During post-test counselling, you should cover the following points:
- Inform the person of the result simply and clearly, and give him or her time to consider it. You could ask 'Are you ready to hear the result?', allowing the person an opportunity to ask additional questions before you give the result. Most people are ready to hear their result and this should be delivered without undue delay.
- Ensure that the person understands the result. Avoid using technical language such as 'reactive' and 'non-reactive'.
- Allow the person time to ask questions.
- Help the person to cope with emotions arising from the test result. The emotional response to an HIV-positive result can include confusion, anger, denial, sadness, loss, uncertainty, fear of death, shame (embarrassment), fear of stigma and discrimination.
- Discuss any immediate concerns, and assist the person to determine who in their social network may be available and acceptable to offer immediate support.

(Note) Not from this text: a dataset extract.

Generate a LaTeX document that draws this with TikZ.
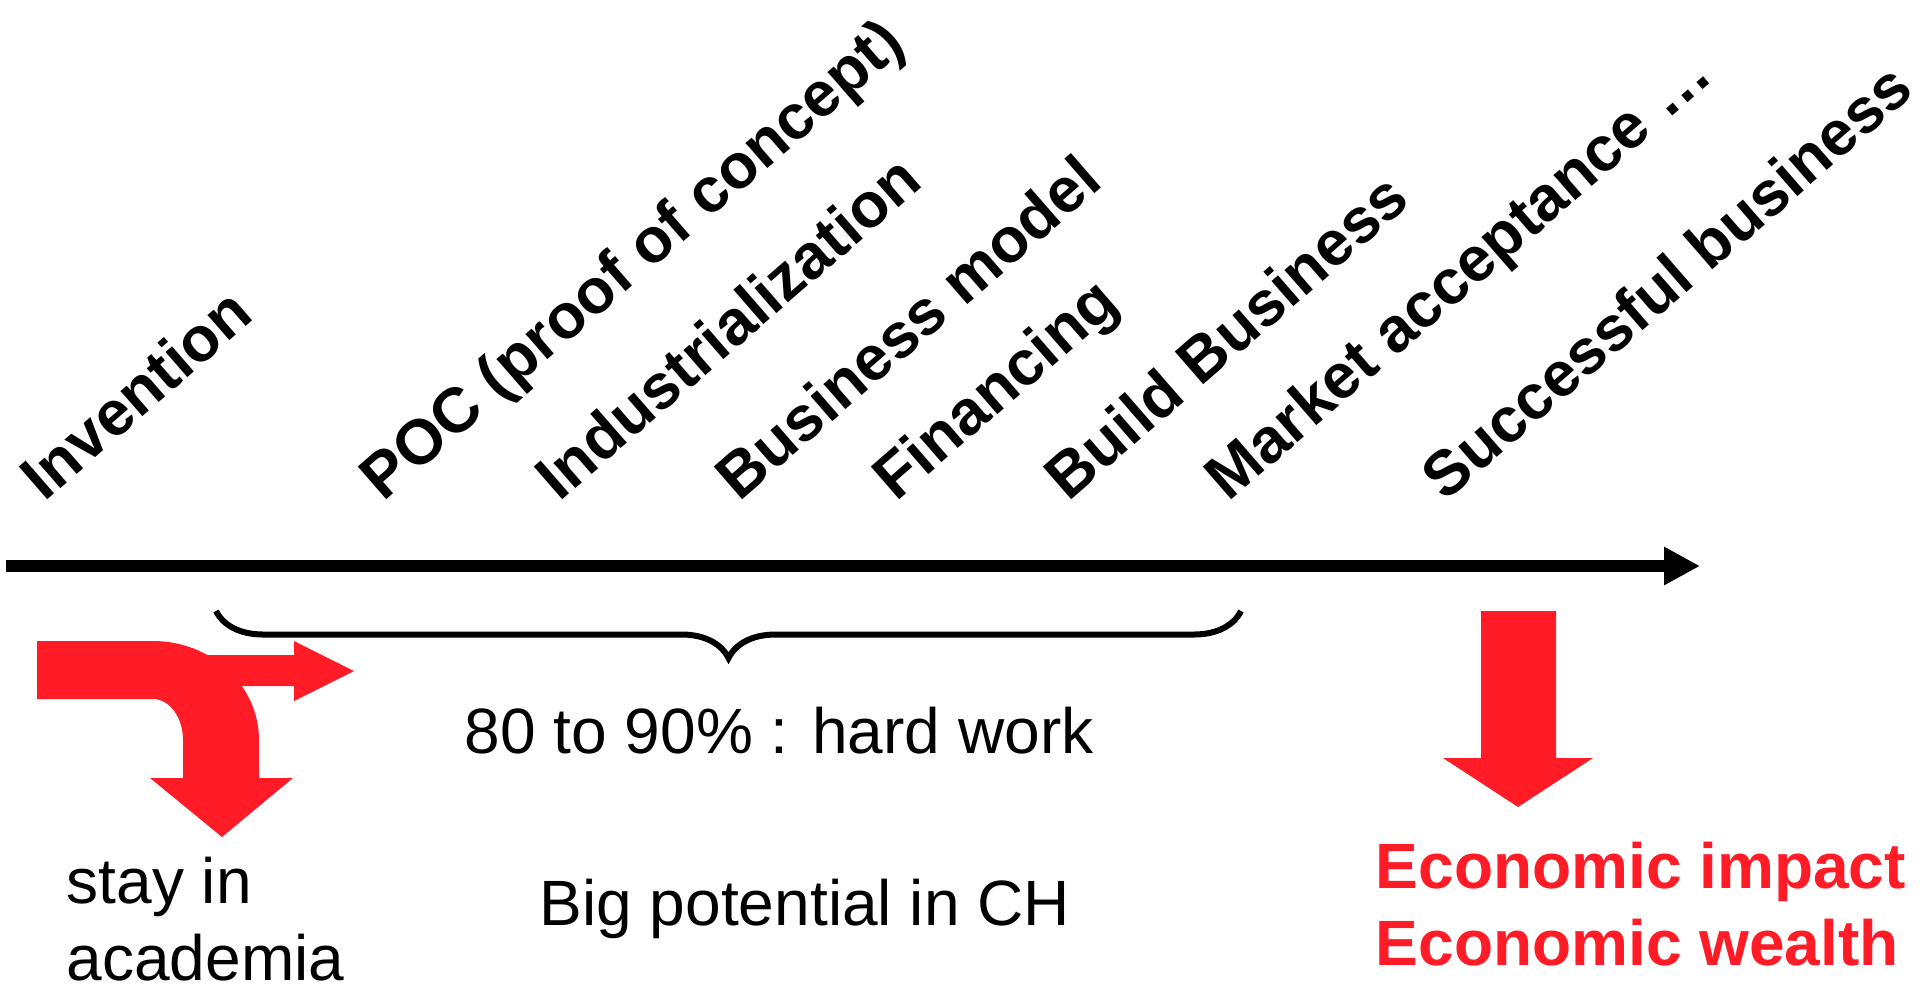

- Describe follow-up services that are available in the health facility and in the community, focusing on the available treatment, prevention of mother-to-child transmission, and HIV care and support services.
- Provide information on how to prevent transmission of HIV, including provision of male and female condoms and guidance on their use (Study Sessions 25 and 29).
- Provide information on other relevant preventative health measures, such as good nutrition, cotrimoxazole (for prophylactic chemotherapy of opportunistic infections) and, in malarious areas, insecticide-treated bed nets.
- Discuss possible disclosure of the positive result, when and how this may happen, and to whom.
- Encourage and offer referral for testing and counselling of current and former partners, and children who may be at risk.
- Assess the risk of violence or suicide, and discuss possible steps to ensure the physical safety of people with an HIV-positive test result, particularly women.
You should also arrange a specific date and time for a follow-up visit or referral for treatment, care, counselling, support, and other services as appropriate, e.g. tuberculosis screening and treatment, prophylaxis for opportunistic infections, treatment for other sexually transmitted infections (STIs), family planning and antenatal care.